**Task prompt:** Extract each line of the material that follows exactly and omit its pictures.

____

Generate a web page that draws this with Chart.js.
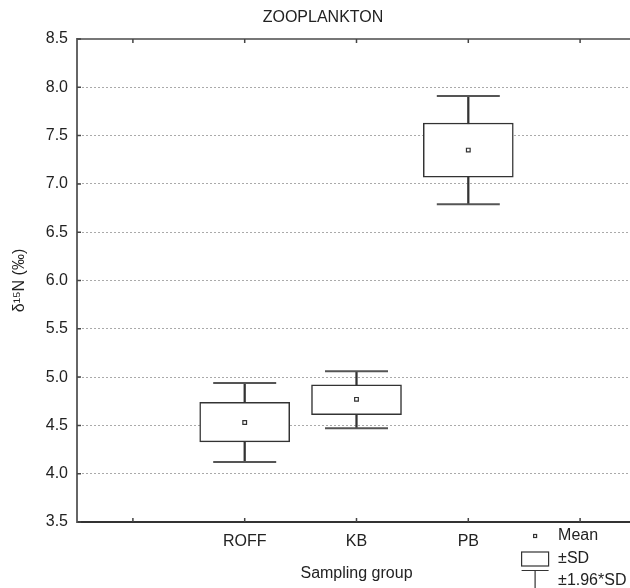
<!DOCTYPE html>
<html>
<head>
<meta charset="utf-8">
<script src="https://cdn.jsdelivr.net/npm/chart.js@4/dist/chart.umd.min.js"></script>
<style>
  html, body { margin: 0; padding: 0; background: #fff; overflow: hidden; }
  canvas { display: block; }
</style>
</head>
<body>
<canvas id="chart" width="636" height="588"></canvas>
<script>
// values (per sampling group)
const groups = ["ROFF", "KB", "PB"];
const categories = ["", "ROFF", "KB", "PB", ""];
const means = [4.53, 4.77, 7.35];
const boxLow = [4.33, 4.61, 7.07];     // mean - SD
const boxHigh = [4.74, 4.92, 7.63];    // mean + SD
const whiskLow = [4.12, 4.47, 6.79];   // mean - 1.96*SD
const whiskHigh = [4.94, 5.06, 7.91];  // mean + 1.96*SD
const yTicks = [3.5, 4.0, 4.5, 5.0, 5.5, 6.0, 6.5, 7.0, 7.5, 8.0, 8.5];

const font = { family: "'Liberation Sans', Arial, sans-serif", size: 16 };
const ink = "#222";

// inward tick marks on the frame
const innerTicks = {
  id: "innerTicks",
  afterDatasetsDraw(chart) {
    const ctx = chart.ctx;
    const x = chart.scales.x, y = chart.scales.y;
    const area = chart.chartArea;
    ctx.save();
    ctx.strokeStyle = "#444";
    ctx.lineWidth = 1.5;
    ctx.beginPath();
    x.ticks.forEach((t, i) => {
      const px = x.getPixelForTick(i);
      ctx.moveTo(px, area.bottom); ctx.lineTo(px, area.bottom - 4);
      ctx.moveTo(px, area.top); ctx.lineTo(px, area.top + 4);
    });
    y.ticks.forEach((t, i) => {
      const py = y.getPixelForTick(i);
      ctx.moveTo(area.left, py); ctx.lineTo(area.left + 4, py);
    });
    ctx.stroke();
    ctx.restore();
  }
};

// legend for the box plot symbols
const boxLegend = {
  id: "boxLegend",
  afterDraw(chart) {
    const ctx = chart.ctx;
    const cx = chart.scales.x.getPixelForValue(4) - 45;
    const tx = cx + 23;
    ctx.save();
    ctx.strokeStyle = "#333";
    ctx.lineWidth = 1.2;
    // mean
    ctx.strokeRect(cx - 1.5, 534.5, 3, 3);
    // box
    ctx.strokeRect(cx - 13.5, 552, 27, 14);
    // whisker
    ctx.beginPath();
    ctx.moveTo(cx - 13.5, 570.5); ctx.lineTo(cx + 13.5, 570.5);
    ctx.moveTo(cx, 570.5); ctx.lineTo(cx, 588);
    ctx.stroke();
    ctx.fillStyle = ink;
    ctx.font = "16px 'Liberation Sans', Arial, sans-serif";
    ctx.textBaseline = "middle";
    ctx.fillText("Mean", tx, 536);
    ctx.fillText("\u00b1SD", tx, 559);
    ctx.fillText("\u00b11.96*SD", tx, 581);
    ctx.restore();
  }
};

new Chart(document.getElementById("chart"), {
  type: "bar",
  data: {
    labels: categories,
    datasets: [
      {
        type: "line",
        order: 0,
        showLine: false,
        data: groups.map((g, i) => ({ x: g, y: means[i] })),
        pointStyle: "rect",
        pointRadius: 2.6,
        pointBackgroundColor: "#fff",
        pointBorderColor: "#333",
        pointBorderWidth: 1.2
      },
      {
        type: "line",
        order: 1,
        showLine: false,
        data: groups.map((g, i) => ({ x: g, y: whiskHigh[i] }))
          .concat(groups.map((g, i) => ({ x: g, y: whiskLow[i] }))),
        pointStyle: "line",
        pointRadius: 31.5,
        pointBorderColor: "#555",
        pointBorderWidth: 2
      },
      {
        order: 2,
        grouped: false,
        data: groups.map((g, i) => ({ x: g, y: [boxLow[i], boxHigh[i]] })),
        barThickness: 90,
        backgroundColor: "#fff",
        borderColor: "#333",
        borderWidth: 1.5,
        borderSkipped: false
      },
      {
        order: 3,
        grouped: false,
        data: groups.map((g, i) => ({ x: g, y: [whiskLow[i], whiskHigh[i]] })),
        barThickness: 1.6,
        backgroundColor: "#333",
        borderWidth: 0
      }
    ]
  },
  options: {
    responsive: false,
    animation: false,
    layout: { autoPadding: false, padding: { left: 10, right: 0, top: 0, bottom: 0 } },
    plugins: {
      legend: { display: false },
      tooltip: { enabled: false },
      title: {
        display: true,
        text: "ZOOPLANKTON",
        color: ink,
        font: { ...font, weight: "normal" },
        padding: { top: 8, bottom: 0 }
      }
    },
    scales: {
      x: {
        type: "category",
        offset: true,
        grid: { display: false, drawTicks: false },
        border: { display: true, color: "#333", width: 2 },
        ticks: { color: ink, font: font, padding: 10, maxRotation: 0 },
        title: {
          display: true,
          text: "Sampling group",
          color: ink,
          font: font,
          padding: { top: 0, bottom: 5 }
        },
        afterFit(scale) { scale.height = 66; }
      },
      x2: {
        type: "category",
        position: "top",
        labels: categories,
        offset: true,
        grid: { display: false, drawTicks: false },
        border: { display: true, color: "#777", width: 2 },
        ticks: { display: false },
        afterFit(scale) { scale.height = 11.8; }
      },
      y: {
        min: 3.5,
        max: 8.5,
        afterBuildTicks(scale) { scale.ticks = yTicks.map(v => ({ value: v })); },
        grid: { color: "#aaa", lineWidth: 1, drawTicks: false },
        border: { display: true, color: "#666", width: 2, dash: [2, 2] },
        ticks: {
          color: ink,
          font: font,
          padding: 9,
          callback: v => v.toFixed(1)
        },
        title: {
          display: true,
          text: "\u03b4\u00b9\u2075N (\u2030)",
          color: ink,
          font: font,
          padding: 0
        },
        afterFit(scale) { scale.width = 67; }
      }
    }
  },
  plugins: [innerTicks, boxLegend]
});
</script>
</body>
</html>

____

**Correct answer:**
Generate a web page that draws this with Chart.js.
<!DOCTYPE html>
<html>
<head>
<meta charset="utf-8">
<script src="https://cdn.jsdelivr.net/npm/chart.js@4/dist/chart.umd.min.js"></script>
<style>
  html, body { margin: 0; padding: 0; background: #fff; overflow: hidden; }
  canvas { display: block; }
</style>
</head>
<body>
<canvas id="chart" width="636" height="588"></canvas>
<script>
// values (per sampling group)
const groups = ["ROFF", "KB", "PB"];
const categories = ["", "ROFF", "KB", "PB", ""];
const means = [4.53, 4.77, 7.35];
const boxLow = [4.33, 4.61, 7.07];     // mean - SD
const boxHigh = [4.74, 4.92, 7.63];    // mean + SD
const whiskLow = [4.12, 4.47, 6.79];   // mean - 1.96*SD
const whiskHigh = [4.94, 5.06, 7.91];  // mean + 1.96*SD
const yTicks = [3.5, 4.0, 4.5, 5.0, 5.5, 6.0, 6.5, 7.0, 7.5, 8.0, 8.5];

const font = { family: "'Liberation Sans', Arial, sans-serif", size: 16 };
const ink = "#222";

// inward tick marks on the frame
const innerTicks = {
  id: "innerTicks",
  afterDatasetsDraw(chart) {
    const ctx = chart.ctx;
    const x = chart.scales.x, y = chart.scales.y;
    const area = chart.chartArea;
    ctx.save();
    ctx.strokeStyle = "#444";
    ctx.lineWidth = 1.5;
    ctx.beginPath();
    x.ticks.forEach((t, i) => {
      const px = x.getPixelForTick(i);
      ctx.moveTo(px, area.bottom); ctx.lineTo(px, area.bottom - 4);
      ctx.moveTo(px, area.top); ctx.lineTo(px, area.top + 4);
    });
    y.ticks.forEach((t, i) => {
      const py = y.getPixelForTick(i);
      ctx.moveTo(area.left, py); ctx.lineTo(area.left + 4, py);
    });
    ctx.stroke();
    ctx.restore();
  }
};

// legend for the box plot symbols
const boxLegend = {
  id: "boxLegend",
  afterDraw(chart) {
    const ctx = chart.ctx;
    const cx = chart.scales.x.getPixelForValue(4) - 45;
    const tx = cx + 23;
    ctx.save();
    ctx.strokeStyle = "#333";
    ctx.lineWidth = 1.2;
    // mean
    ctx.strokeRect(cx - 1.5, 534.5, 3, 3);
    // box
    ctx.strokeRect(cx - 13.5, 552, 27, 14);
    // whisker
    ctx.beginPath();
    ctx.moveTo(cx - 13.5, 570.5); ctx.lineTo(cx + 13.5, 570.5);
    ctx.moveTo(cx, 570.5); ctx.lineTo(cx, 588);
    ctx.stroke();
    ctx.fillStyle = ink;
    ctx.font = "16px 'Liberation Sans', Arial, sans-serif";
    ctx.textBaseline = "middle";
    ctx.fillText("Mean", tx, 536);
    ctx.fillText("\u00b1SD", tx, 559);
    ctx.fillText("\u00b11.96*SD", tx, 581);
    ctx.restore();
  }
};

new Chart(document.getElementById("chart"), {
  type: "bar",
  data: {
    labels: categories,
    datasets: [
      {
        type: "line",
        order: 0,
        showLine: false,
        data: groups.map((g, i) => ({ x: g, y: means[i] })),
        pointStyle: "rect",
        pointRadius: 2.6,
        pointBackgroundColor: "#fff",
        pointBorderColor: "#333",
        pointBorderWidth: 1.2
      },
      {
        type: "line",
        order: 1,
        showLine: false,
        data: groups.map((g, i) => ({ x: g, y: whiskHigh[i] }))
          .concat(groups.map((g, i) => ({ x: g, y: whiskLow[i] }))),
        pointStyle: "line",
        pointRadius: 31.5,
        pointBorderColor: "#555",
        pointBorderWidth: 2
      },
      {
        order: 2,
        grouped: false,
        data: groups.map((g, i) => ({ x: g, y: [boxLow[i], boxHigh[i]] })),
        barThickness: 90,
        backgroundColor: "#fff",
        borderColor: "#333",
        borderWidth: 1.5,
        borderSkipped: false
      },
      {
        order: 3,
        grouped: false,
        data: groups.map((g, i) => ({ x: g, y: [whiskLow[i], whiskHigh[i]] })),
        barThickness: 1.6,
        backgroundColor: "#333",
        borderWidth: 0
      }
    ]
  },
  options: {
    responsive: false,
    animation: false,
    layout: { autoPadding: false, padding: { left: 10, right: 0, top: 0, bottom: 0 } },
    plugins: {
      legend: { display: false },
      tooltip: { enabled: false },
      title: {
        display: true,
        text: "ZOOPLANKTON",
        color: ink,
        font: { ...font, weight: "normal" },
        padding: { top: 8, bottom: 0 }
      }
    },
    scales: {
      x: {
        type: "category",
        offset: true,
        grid: { display: false, drawTicks: false },
        border: { display: true, color: "#333", width: 2 },
        ticks: { color: ink, font: font, padding: 10, maxRotation: 0 },
        title: {
          display: true,
          text: "Sampling group",
          color: ink,
          font: font,
          padding: { top: 0, bottom: 5 }
        },
        afterFit(scale) { scale.height = 66; }
      },
      x2: {
        type: "category",
        position: "top",
        labels: categories,
        offset: true,
        grid: { display: false, drawTicks: false },
        border: { display: true, color: "#777", width: 2 },
        ticks: { display: false },
        afterFit(scale) { scale.height = 11.8; }
      },
      y: {
        min: 3.5,
        max: 8.5,
        afterBuildTicks(scale) { scale.ticks = yTicks.map(v => ({ value: v })); },
        grid: { color: "#aaa", lineWidth: 1, drawTicks: false },
        border: { display: true, color: "#666", width: 2, dash: [2, 2] },
        ticks: {
          color: ink,
          font: font,
          padding: 9,
          callback: v => v.toFixed(1)
        },
        title: {
          display: true,
          text: "\u03b4\u00b9\u2075N (\u2030)",
          color: ink,
          font: font,
          padding: 0
        },
        afterFit(scale) { scale.width = 67; }
      }
    }
  },
  plugins: [innerTicks, boxLegend]
});
</script>
</body>
</html>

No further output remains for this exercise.